Buechner was an award winning novelist and teacher who became a Presbyterian minister. He wrote many wonderful books throughout the 20th and early 21st centuries — novels, collections of sermons, theology, and a spiritual autobiography, The Sacred Journey. You’ve probably heard his most famous quote without knowing that it was him who said it: “The place God calls you to is the place where your deep gladness and the world’s deep hunger meet.” That little piece of wisdom has been of great value to countless people as they consider the question of what they’d like to do with their lives.

When he was a young man, it was a question that Buechner often asked himself, and The Sacred Journey tells of how he tried, and sometimes failed, to answer that question. It is a lovely book that I recommend highly, but I am most interested in showing you this passage from it, in which Buechner describes his own awakening through a Revelation of Divine Love:

I sat in Army fatigues somewhere near Anniston, Alabama, eating my supper out of a mess kit. The infantry training battalion that I had been assigned to was on bivouac. There was a cold drizzle of rain, and everything was mud. The sun had gone down. I was still hungry when I finished and noticed that a man nearby had something left over that he was not going to eat. It was a turnip, and when I asked him if I could have it, he tossed it over to me. I missed the catch, the turnip fell to the ground, but I wanted it so badly that I picked it up and started eating it anyway, mud and all. And then, as I ate it, time deepened and slowed down again. With a lurch of the heart that is real to me still, I saw suddenly, almost as if from beyond time altogether, that not only was the turnip good, but the mud was good too, even the drizzle and cold were good, even the Army that I had dreaded for months. Sitting there in the Alabama winter with my mouth full of cold turnip and mud, I could see at least for a moment how if you ever took truly to heart the ultimate goodness and joy of things, even at their bleakest, the need to praise someone or something for it would be so great that you might even have to go out and speak of it to the birds of the air.

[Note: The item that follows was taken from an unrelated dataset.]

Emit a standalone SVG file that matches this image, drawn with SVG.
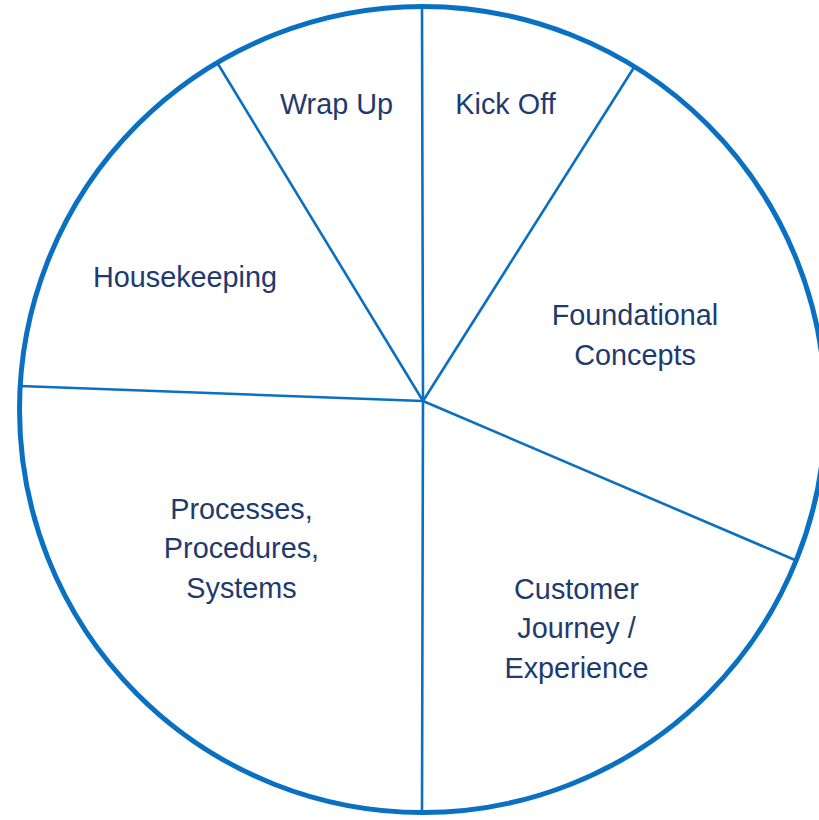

Buechner, F. (1991). The sacred journey. San Francisco, Calif.: HarperSanFrancisco.

I love this passage because it’s easy to think that awakening can only happen in days without events, as in Anna Swir’s poem, or when life stands still, as Tomas Transtromer describes it. Here is Frederick Buechner, in the middle of bootcamp, immersed in the chaos and fear of a war, meeting new people every day, learning things he’s never learned or wanted to learn, and it is in this moment of sensory overload that he finds himself looking into the “heart of ultimate goodness.” He reassures us that awakening can happen anywhere, that it isn’t just for those of us who are privileged to find times of silence and stillness within our days.

His awakening was an experience that demanded something of him. He felt the need to praise. But praise what, praise whom? The Revelation of Divine Beauty tends to raise these questions within the soul. All great encounters with beauty require a response. This is why art exists. It’s also why religion exists, at least in part. We encounter something beyond ourselves — some grace, some beauty, some immersion in history and time, some enlargement of the soul — and then we must ask, now what?